-- start of Source data --

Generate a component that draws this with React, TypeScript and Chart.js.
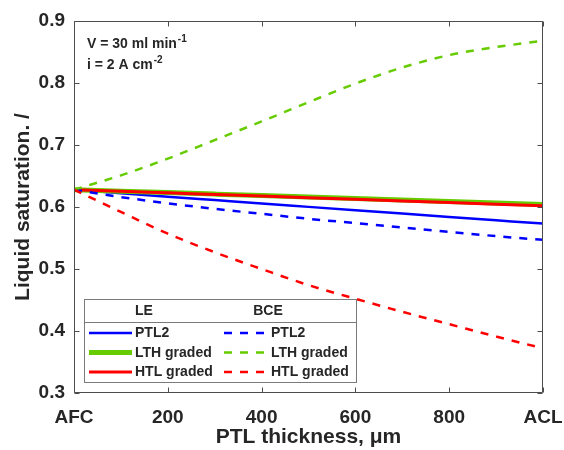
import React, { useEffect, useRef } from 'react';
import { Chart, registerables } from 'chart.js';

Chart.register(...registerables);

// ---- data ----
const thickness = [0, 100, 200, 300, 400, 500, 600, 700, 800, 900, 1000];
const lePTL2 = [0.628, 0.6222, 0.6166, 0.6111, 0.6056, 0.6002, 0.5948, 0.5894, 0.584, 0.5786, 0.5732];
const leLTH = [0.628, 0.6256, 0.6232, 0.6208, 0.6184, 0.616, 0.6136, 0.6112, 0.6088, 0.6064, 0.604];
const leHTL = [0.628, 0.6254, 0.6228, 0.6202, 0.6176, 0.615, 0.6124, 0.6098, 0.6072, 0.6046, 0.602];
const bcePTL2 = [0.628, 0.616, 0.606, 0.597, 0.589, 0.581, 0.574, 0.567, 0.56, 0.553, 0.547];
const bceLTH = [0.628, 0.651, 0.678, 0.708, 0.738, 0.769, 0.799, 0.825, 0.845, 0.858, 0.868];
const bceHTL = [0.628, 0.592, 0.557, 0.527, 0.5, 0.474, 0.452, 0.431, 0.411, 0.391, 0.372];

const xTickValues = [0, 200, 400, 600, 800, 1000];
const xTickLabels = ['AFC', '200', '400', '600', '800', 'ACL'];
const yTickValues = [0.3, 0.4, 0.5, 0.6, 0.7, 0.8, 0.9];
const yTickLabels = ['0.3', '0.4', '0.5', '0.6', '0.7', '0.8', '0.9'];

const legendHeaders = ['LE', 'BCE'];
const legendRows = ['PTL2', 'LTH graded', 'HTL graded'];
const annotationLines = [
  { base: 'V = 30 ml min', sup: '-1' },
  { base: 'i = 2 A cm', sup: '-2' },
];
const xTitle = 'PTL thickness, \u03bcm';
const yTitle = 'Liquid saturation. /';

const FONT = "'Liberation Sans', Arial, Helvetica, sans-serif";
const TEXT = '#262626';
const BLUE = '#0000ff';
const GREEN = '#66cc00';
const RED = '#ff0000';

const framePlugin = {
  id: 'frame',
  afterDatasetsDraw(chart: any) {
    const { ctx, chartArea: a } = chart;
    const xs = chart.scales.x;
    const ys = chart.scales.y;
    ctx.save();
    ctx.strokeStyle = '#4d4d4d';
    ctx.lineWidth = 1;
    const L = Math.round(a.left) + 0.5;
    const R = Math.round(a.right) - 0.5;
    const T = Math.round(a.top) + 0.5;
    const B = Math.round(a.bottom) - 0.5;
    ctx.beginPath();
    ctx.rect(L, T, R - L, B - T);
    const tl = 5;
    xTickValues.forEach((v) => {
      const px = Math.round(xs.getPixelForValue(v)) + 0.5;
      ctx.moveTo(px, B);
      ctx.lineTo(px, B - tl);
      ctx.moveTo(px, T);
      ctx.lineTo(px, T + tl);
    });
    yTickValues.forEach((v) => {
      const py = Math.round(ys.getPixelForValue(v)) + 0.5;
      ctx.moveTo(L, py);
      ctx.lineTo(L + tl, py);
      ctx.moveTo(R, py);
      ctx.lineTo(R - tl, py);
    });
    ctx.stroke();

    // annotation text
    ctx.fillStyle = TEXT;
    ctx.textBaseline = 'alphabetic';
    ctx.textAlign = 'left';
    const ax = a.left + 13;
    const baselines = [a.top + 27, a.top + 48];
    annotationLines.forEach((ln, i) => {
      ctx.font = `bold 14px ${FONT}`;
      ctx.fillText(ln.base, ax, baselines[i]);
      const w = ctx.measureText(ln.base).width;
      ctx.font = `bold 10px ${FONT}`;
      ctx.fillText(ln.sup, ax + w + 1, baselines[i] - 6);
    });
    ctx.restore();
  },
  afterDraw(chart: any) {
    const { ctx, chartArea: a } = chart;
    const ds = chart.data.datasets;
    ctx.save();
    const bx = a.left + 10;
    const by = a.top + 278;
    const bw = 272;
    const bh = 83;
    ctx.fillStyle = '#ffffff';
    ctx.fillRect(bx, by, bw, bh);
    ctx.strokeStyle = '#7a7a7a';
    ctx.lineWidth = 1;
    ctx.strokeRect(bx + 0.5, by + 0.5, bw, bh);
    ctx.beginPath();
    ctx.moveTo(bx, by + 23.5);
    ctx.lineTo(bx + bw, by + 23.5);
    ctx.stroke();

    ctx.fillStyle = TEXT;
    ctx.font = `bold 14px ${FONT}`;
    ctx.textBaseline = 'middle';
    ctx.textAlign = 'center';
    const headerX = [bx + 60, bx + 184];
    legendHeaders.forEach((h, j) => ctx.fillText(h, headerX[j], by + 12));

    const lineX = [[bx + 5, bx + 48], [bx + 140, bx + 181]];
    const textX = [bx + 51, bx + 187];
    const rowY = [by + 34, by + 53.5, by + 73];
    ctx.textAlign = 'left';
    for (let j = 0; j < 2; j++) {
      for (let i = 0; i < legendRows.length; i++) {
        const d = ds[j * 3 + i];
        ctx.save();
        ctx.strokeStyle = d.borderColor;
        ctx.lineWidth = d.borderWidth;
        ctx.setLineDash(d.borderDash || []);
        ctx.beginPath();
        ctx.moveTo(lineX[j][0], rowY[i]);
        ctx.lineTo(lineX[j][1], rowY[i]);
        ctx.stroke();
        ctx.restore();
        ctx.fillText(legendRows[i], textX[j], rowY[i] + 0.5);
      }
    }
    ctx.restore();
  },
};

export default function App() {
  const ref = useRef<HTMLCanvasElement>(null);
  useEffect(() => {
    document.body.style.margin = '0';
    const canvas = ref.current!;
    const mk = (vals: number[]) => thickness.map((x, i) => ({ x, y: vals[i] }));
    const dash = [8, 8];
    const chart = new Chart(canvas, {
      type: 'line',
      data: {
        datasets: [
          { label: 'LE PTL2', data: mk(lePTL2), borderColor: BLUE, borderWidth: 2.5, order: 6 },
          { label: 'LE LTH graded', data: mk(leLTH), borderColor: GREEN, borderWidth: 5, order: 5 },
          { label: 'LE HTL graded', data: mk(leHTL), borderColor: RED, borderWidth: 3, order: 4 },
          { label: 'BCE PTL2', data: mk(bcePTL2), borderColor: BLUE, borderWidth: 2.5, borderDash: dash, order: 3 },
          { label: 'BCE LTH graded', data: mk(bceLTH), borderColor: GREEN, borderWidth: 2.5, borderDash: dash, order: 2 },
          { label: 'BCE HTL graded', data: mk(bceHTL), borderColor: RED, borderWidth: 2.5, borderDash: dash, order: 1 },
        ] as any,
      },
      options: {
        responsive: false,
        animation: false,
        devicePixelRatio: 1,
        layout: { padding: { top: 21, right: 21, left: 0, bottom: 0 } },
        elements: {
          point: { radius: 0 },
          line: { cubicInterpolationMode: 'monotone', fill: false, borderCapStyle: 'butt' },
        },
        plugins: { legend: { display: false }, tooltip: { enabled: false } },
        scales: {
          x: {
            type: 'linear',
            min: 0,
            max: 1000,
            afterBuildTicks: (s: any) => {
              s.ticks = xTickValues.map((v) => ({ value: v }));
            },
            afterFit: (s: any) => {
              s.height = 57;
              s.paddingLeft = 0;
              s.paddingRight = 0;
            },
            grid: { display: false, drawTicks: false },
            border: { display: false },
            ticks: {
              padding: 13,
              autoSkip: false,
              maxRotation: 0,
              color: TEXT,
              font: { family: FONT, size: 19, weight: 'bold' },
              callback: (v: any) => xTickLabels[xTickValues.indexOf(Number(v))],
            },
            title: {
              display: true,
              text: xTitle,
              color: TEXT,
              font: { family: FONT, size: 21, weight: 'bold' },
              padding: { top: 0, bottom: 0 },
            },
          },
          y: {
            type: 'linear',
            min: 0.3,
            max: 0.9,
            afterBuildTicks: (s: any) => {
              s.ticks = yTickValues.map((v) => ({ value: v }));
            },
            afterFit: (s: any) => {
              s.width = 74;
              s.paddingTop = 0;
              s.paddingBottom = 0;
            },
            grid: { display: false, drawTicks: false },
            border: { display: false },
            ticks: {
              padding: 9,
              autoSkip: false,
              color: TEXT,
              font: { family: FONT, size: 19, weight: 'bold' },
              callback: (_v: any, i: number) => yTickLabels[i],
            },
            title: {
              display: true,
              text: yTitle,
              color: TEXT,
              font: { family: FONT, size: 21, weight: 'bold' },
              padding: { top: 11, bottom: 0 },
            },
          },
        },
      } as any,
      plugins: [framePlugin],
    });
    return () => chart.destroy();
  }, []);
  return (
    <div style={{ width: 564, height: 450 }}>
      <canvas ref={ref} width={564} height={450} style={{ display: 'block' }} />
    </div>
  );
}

-- end of Source data --

— What is needed —
Leave out the pictures, then repeat the listing above exactly from its first line to the line with "Chart.register(...registerables);", inclusive.

— Exercise solution —
Generate a component that draws this with React, TypeScript and Chart.js.
import React, { useEffect, useRef } from 'react';
import { Chart, registerables } from 'chart.js';

Chart.register(...registerables);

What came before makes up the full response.